◆ Instruction ◆
Return, without pictures, the lines from the start of the data through the one that contains "import * as".

#####

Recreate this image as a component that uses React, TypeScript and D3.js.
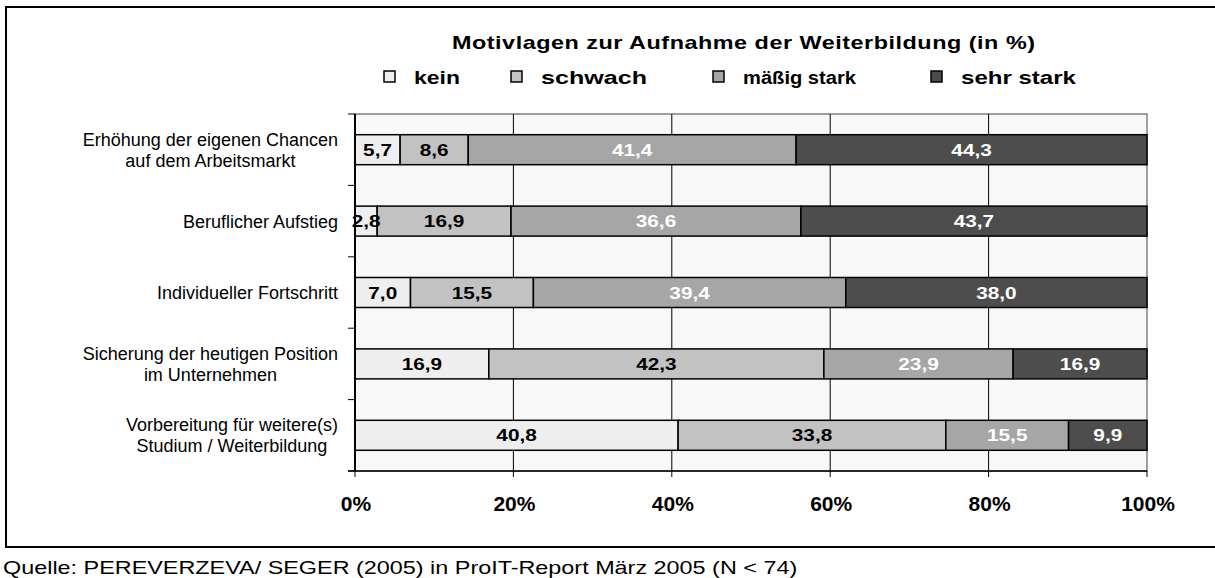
import React from "react";
import * as d3 from "d3";

const categories: string[][] = [
  ["Erhöhung der eigenen Chancen", "auf dem Arbeitsmarkt"],
  ["Beruflicher Aufstieg"],
  ["Individueller Fortschritt"],
  ["Sicherung der heutigen Position", "im Unternehmen"],
  ["Vorbereitung für weitere(s)", "Studium / Weiterbildung"],
];
const seriesNames = ["kein", "schwach", "mäßig stark", "sehr stark"];
const kein = [5.7, 2.8, 7.0, 16.9, 40.8];
const schwach = [8.6, 16.9, 15.5, 42.3, 33.8];
const maessig = [41.4, 36.6, 39.4, 23.9, 15.5];
const sehr = [44.3, 43.7, 38.0, 16.9, 9.9];
const xTicks = [0, 0.2, 0.4, 0.6, 0.8, 1];
const title = "Motivlagen zur Aufnahme der Weiterbildung (in %)";
const source = "Quelle: PEREVERZEVA/ SEGER (2005) in ProIT-Report März 2005 (N < 74)";

const colors = ["#eeeeee", "#c2c2c2", "#a6a6a6", "#4d4d4d"];
const labelColors = ["#000", "#000", "#fff", "#fff"];
const FONT = "'Liberation Sans', Arial, sans-serif";

const W = 1215;
const H = 578;
const plot = { left: 355, right: 1147, top: 114, bottom: 471 };
const SX = 1.3; // horizontal stretch of the bold texts

export default function App() {
  const rows = categories.map((c, i) => ({
    idx: i,
    kein: kein[i],
    schwach: schwach[i],
    maessig: maessig[i],
    sehr: sehr[i],
  }));
  const keys = ["kein", "schwach", "maessig", "sehr"];
  const stacked = d3.stack<any>().keys(keys).offset(d3.stackOffsetExpand)(rows);

  const x = d3.scaleLinear().domain([0, 1]).range([plot.left, plot.right]);
  const y = d3
    .scaleBand<number>()
    .domain(rows.map((r) => r.idx))
    .range([plot.top, plot.bottom])
    .paddingInner(0.58)
    .paddingOuter(0.29);
  const bandStep = (plot.bottom - plot.top) / categories.length;
  const fmt = (v: number) => v.toFixed(1).replace(".", ",");

  const legendX = [384, 511, 713, 931];
  const legendLen = [46, 106, 113, 115];

  return (
    <svg
      width={W}
      height={H}
      style={{ position: "absolute", left: 0, top: 0, background: "#fff" }}
      fontFamily={FONT}
    >
      {/* outer frame */}
      <rect x={6} y={7} width={W + 10} height={540} fill="#fff" stroke="#000" strokeWidth={2} />

      {/* title */}
      <text transform={`translate(452,49) scale(${SX},1)`} fontSize={18} fontWeight="bold" letterSpacing={0.4}>
        {title}
      </text>

      {/* legend */}
      {seriesNames.map((s, i) => (
        <g key={s}>
          <rect x={legendX[i]} y={71} width={11} height={11} fill={colors[i]} stroke="#000" strokeWidth={1.5} />
          <text
            x={legendX[i] + 30}
            y={84}
            fontSize={18}
            fontWeight="bold"
            textLength={legendLen[i]}
            lengthAdjust="spacingAndGlyphs"
          >
            {s}
          </text>
        </g>
      ))}

      {/* plot area */}
      <rect
        x={plot.left}
        y={plot.top}
        width={plot.right - plot.left}
        height={plot.bottom - plot.top}
        fill="#f8f8f8"
        stroke="#808080"
        strokeWidth={1.5}
      />
      {xTicks.slice(1, -1).map((t) => (
        <line key={t} x1={x(t)} x2={x(t)} y1={plot.top} y2={plot.bottom} stroke="#000" strokeWidth={1} />
      ))}

      {/* bars */}
      {stacked.map((layer, si) =>
        layer.map((d, ri) => {
          const x0 = x(d[0]);
          const x1 = x(d[1]);
          const yy = y(ri)!;
          return (
            <rect
              key={`${si}-${ri}`}
              x={x0}
              y={yy}
              width={x1 - x0}
              height={y.bandwidth()}
              fill={colors[si]}
              stroke="#000"
              strokeWidth={1.5}
            />
          );
        })
      )}
      {stacked.map((layer, si) =>
        layer.map((d, ri) => {
          const cx = (x(d[0]) + x(d[1])) / 2;
          const cy = y(ri)! + y.bandwidth() / 2 + 6;
          const val = [kein, schwach, maessig, sehr][si][ri];
          return (
            <text
              key={`t${si}-${ri}`}
              transform={`translate(${cx},${cy}) scale(${SX},1)`}
              textAnchor="middle"
              fontSize={16}
              fontWeight="bold"
              fill={labelColors[si]}
            >
              {fmt(val)}
            </text>
          );
        })
      )}

      {/* axes */}
      <line x1={plot.left} x2={plot.left} y1={plot.top} y2={plot.bottom} stroke="#000" strokeWidth={2} />
      <line x1={plot.left - 7} x2={plot.right} y1={plot.bottom} y2={plot.bottom} stroke="#000" strokeWidth={1.5} />
      {d3.range(categories.length + 1).map((i) => (
        <line
          key={i}
          x1={plot.left - 7}
          x2={plot.left}
          y1={plot.top + i * bandStep}
          y2={plot.top + i * bandStep}
          stroke="#000"
          strokeWidth={1}
        />
      ))}
      {xTicks.map((t) => (
        <g key={t}>
          <line x1={x(t)} x2={x(t)} y1={plot.bottom} y2={plot.bottom + 6} stroke="#000" strokeWidth={1} />
          <text x={x(t) + 1} y={511} textAnchor="middle" fontSize={21} fontWeight="bold">
            {`${Math.round(t * 100)}%`}
          </text>
        </g>
      ))}

      {/* category labels */}
      {categories.map((lines, i) => {
        const cy = y(i)! + y.bandwidth() / 2;
        const lh = 21;
        return (
          <g key={i} className="cat">
            {lines.map((l, k) => (
              <text
                key={k}
                x={338}
                y={cy + 6.5 + (k - (lines.length - 1) / 2) * lh}
                textAnchor="end"
                fontSize={18}
                ref={(el) => {
                  if (!el) return;
                  const g = el.parentNode as SVGGElement;
                  const texts = Array.from(g.querySelectorAll("text")) as SVGTextElement[];
                  const widths = texts.map((t) => t.getComputedTextLength());
                  const maxW = Math.max(...widths);
                  texts.forEach((t) => {
                    t.setAttribute("text-anchor", "middle");
                    t.setAttribute("x", String(338 - maxW / 2));
                  });
                }}
              >
                {l}
              </text>
            ))}
          </g>
        );
      })}

      {/* source */}
      <text transform={`translate(3,574) scale(${SX},1)`} fontSize={18}>
        {source}
      </text>
    </svg>
  );
}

#####

◆ Output ◆
Recreate this image as a component that uses React, TypeScript and D3.js.
import React from "react";
import * as d3 from "d3";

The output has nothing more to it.